*Exercise description:*
Write out the listing below without alteration, omitting its pictures.

A block of data
------------

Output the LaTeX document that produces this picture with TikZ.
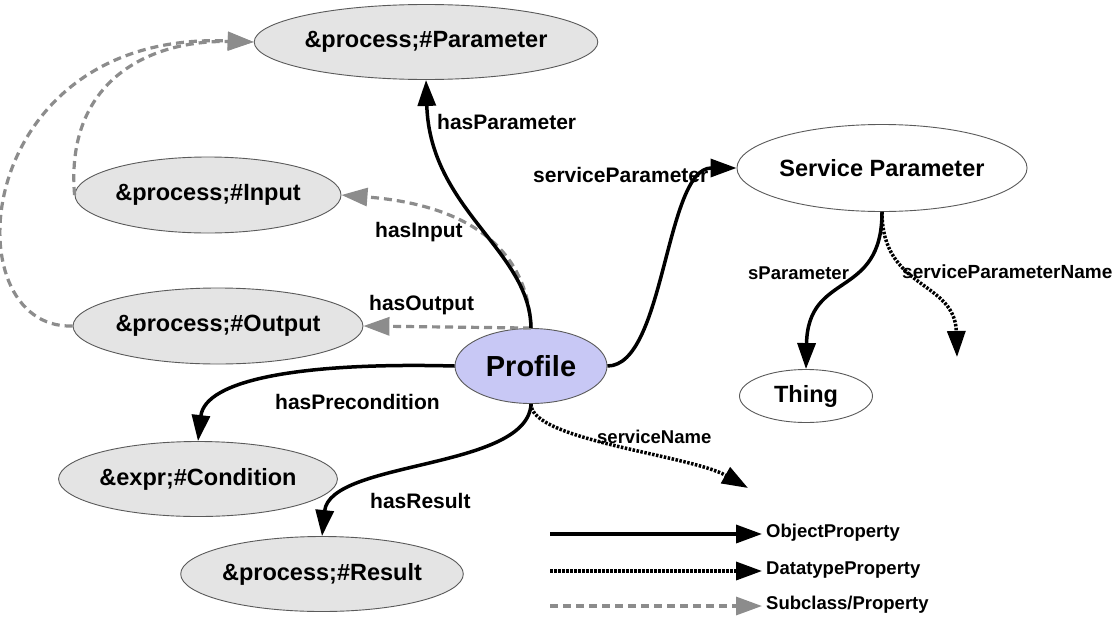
\documentclass[tikz,border=0pt]{standalone}
\usepackage{fontspec}
\usepackage{graphicx}
\setmainfont{Liberation Sans}
\usetikzlibrary{shapes.geometric,arrows.meta}

\definecolor{nodefill}{RGB}{228,228,228}
\definecolor{nodeline}{RGB}{90,90,90}
\definecolor{proffill}{RGB}{200,200,245}
\definecolor{subgray}{RGB}{140,140,140}

\tikzset{
  cls/.style={ellipse, draw=nodeline, line width=0.9pt, fill=nodefill, inner sep=0pt,
              font=\fontsize{23.5}{26}\selectfont\bfseries},
  plaincls/.style={cls, fill=white},
  tip/.style={-{Triangle[length=26pt,width=18pt]}},
  objprop/.style={tip, draw=black, line width=3.5pt},
  dataprop/.style={tip, draw=black, line width=3.5pt, dash pattern=on 2.5pt off 1.5pt},
  subprop/.style={tip, draw=subgray, line width=3.2pt, dash pattern=on 8pt off 5pt},
  lbl/.style={anchor=west, inner sep=0pt, font=\fontsize{21}{23}\selectfont\bfseries},
  smalllbl/.style={lbl, font=\fontsize{18.5}{21}\selectfont\bfseries},
  legendlbl/.style={anchor=west, inner sep=0pt, font=\fontsize{18.5}{21}\selectfont\bfseries}
}

\begin{document}
\begin{tikzpicture}[x=1pt,y=-1pt]
  \useasboundingbox[fill=white] (0,0) rectangle (1115,621);

  % classes
  \node[cls, minimum width=282pt, minimum height=75pt] (par)  at (426,42)  {\&process;\#Parameter};
  \node[cls, minimum width=266pt, minimum height=76pt] (inp)  at (208,195) {\&process;\#Input};
  \node[cls, minimum width=251pt, minimum height=76pt] (outp) at (218,326) {\&process;\#Output};
  \node[cls, minimum width=247pt, minimum height=75pt] (cond) at (198,479) {\&expr;\#Condition};
  \node[cls, minimum width=227pt, minimum height=75pt] (res)  at (322,574) {\&process;\#Result};
  \node[cls, fill=proffill, minimum width=152pt, minimum height=75pt,
        font=\fontsize{29}{32}\selectfont\bfseries] (prof) at (531,366) {Profile};
  \node[plaincls, minimum width=247pt, minimum height=87pt] (sp) at (882,168) {Service Parameter};
  \node[plaincls, minimum width=133pt, minimum height=53pt] (thing) at (806,396) {Thing};

  % free ends of datatype properties
  \coordinate (snEnd)  at (748,488);
  \coordinate (spnEnd) at (957,357);

  % subclass links
  \draw[subprop] (inp.west) .. controls (65,80) and (150,40) .. (par.west);
  \draw[subprop] (outp.west) .. controls (-50,330) and (-30,30) .. (par.west);

  % properties of Profile
  \draw[subprop] (prof.north) .. controls (528,250) and (470,205) .. (inp.east);
  \draw[subprop] (prof.north) -- (outp.east);
  \draw[objprop] (prof.north) .. controls (530,250) and (430,210) .. (par.south);
  \draw[objprop] (prof.east) .. controls (665,366) and (665,168) .. (sp.west);
  \draw[objprop] (prof.west) .. controls (300,362) and (205,380) .. (cond.north);
  \draw[objprop] (prof.south) .. controls (528,470) and (330,460) .. (res.north);
  \draw[dataprop] (prof.south) .. controls (530,440) and (690,455) .. (snEnd);

  % properties of Service Parameter
  \draw[objprop] (sp.south) .. controls (882,300) and (808,270) .. (thing.north);
  \draw[dataprop] (sp.south) .. controls (882,290) and (955,280) .. (spnEnd);

  % edge labels
  \node[lbl] (lPar)  at (437,122) {hasParameter};
  \node[lbl] (lSP)   at (533,175) {serviceParameter};
  \node[lbl] (lInp)  at (375,232) {hasInput};
  \node[lbl] (lOut)  at (369,305) {hasOutput};
  \node[lbl] (lPre)  at (275,402) {hasPrecondition};
  \node[lbl] (lRes)  at (370,501) {hasResult};
  \node[smalllbl] (lSN)   at (597,437) {serviceName};
  \node[smalllbl] (lsPar) at (748,273) {sParameter};
  \node[smalllbl, font=\fontsize{19}{21}\selectfont\bfseries] (lSPN) at (902,272) {serviceParameterName};

  % legend
  \coordinate (k1a) at (550,534); \coordinate (k1b) at (762,534);
  \coordinate (k2a) at (550,571); \coordinate (k2b) at (762,571);
  \coordinate (k3a) at (550,606); \coordinate (k3b) at (762,606);
  \draw[objprop]  (k1a) -- (k1b);
  \draw[dataprop] (k2a) -- (k2b);
  \draw[subprop]  (k3a) -- (k3b);
  \node[legendlbl] (kObj) at (766,533) {ObjectProperty};
  \node[legendlbl] (kDat) at (766,570) {DatatypeProperty};
  \node[legendlbl] (kSub) at (766,605) {Subclass/Property};
\end{tikzpicture}
\end{document}
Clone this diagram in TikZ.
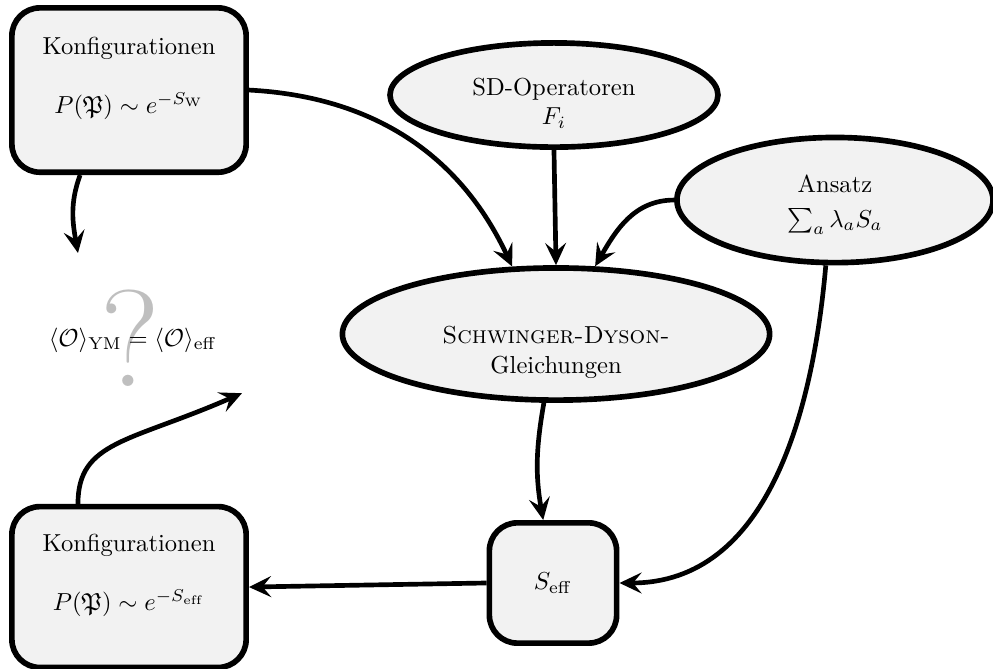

------------

*Task output:*
Output the LaTeX document that produces this picture with TikZ.
\documentclass[tikz,border=0pt]{standalone}
\usepackage{fontspec}
\usepackage{graphicx}
\setmainfont{Liberation Sans}
\usetikzlibrary{shapes.geometric,arrows.meta}

\definecolor{nodefill}{RGB}{228,228,228}
\definecolor{nodeline}{RGB}{90,90,90}
\definecolor{proffill}{RGB}{200,200,245}
\definecolor{subgray}{RGB}{140,140,140}

\tikzset{
  cls/.style={ellipse, draw=nodeline, line width=0.9pt, fill=nodefill, inner sep=0pt,
              font=\fontsize{23.5}{26}\selectfont\bfseries},
  plaincls/.style={cls, fill=white},
  tip/.style={-{Triangle[length=26pt,width=18pt]}},
  objprop/.style={tip, draw=black, line width=3.5pt},
  dataprop/.style={tip, draw=black, line width=3.5pt, dash pattern=on 2.5pt off 1.5pt},
  subprop/.style={tip, draw=subgray, line width=3.2pt, dash pattern=on 8pt off 5pt},
  lbl/.style={anchor=west, inner sep=0pt, font=\fontsize{21}{23}\selectfont\bfseries},
  smalllbl/.style={lbl, font=\fontsize{18.5}{21}\selectfont\bfseries},
  legendlbl/.style={anchor=west, inner sep=0pt, font=\fontsize{18.5}{21}\selectfont\bfseries}
}

\begin{document}
\begin{tikzpicture}[x=1pt,y=-1pt]
  \useasboundingbox[fill=white] (0,0) rectangle (1115,621);

  % classes
  \node[cls, minimum width=282pt, minimum height=75pt] (par)  at (426,42)  {\&process;\#Parameter};
  \node[cls, minimum width=266pt, minimum height=76pt] (inp)  at (208,195) {\&process;\#Input};
  \node[cls, minimum width=251pt, minimum height=76pt] (outp) at (218,326) {\&process;\#Output};
  \node[cls, minimum width=247pt, minimum height=75pt] (cond) at (198,479) {\&expr;\#Condition};
  \node[cls, minimum width=227pt, minimum height=75pt] (res)  at (322,574) {\&process;\#Result};
  \node[cls, fill=proffill, minimum width=152pt, minimum height=75pt,
        font=\fontsize{29}{32}\selectfont\bfseries] (prof) at (531,366) {Profile};
  \node[plaincls, minimum width=247pt, minimum height=87pt] (sp) at (882,168) {Service Parameter};
  \node[plaincls, minimum width=133pt, minimum height=53pt] (thing) at (806,396) {Thing};

  % free ends of datatype properties
  \coordinate (snEnd)  at (748,488);
  \coordinate (spnEnd) at (957,357);

  % subclass links
  \draw[subprop] (inp.west) .. controls (65,80) and (150,40) .. (par.west);
  \draw[subprop] (outp.west) .. controls (-50,330) and (-30,30) .. (par.west);

  % properties of Profile
  \draw[subprop] (prof.north) .. controls (528,250) and (470,205) .. (inp.east);
  \draw[subprop] (prof.north) -- (outp.east);
  \draw[objprop] (prof.north) .. controls (530,250) and (430,210) .. (par.south);
  \draw[objprop] (prof.east) .. controls (665,366) and (665,168) .. (sp.west);
  \draw[objprop] (prof.west) .. controls (300,362) and (205,380) .. (cond.north);
  \draw[objprop] (prof.south) .. controls (528,470) and (330,460) .. (res.north);
  \draw[dataprop] (prof.south) .. controls (530,440) and (690,455) .. (snEnd);

  % properties of Service Parameter
  \draw[objprop] (sp.south) .. controls (882,300) and (808,270) .. (thing.north);
  \draw[dataprop] (sp.south) .. controls (882,290) and (955,280) .. (spnEnd);

  % edge labels
  \node[lbl] (lPar)  at (437,122) {hasParameter};
  \node[lbl] (lSP)   at (533,175) {serviceParameter};
  \node[lbl] (lInp)  at (375,232) {hasInput};
  \node[lbl] (lOut)  at (369,305) {hasOutput};
  \node[lbl] (lPre)  at (275,402) {hasPrecondition};
  \node[lbl] (lRes)  at (370,501) {hasResult};
  \node[smalllbl] (lSN)   at (597,437) {serviceName};
  \node[smalllbl] (lsPar) at (748,273) {sParameter};
  \node[smalllbl, font=\fontsize{19}{21}\selectfont\bfseries] (lSPN) at (902,272) {serviceParameterName};

  % legend
  \coordinate (k1a) at (550,534); \coordinate (k1b) at (762,534);
  \coordinate (k2a) at (550,571); \coordinate (k2b) at (762,571);
  \coordinate (k3a) at (550,606); \coordinate (k3b) at (762,606);
  \draw[objprop]  (k1a) -- (k1b);
  \draw[dataprop] (k2a) -- (k2b);
  \draw[subprop]  (k3a) -- (k3b);
  \node[legendlbl] (kObj) at (766,533) {ObjectProperty};
  \node[legendlbl] (kDat) at (766,570) {DatatypeProperty};
  \node[legendlbl] (kSub) at (766,605) {Subclass/Property};
\end{tikzpicture}
\end{document}
Clone this diagram in TikZ.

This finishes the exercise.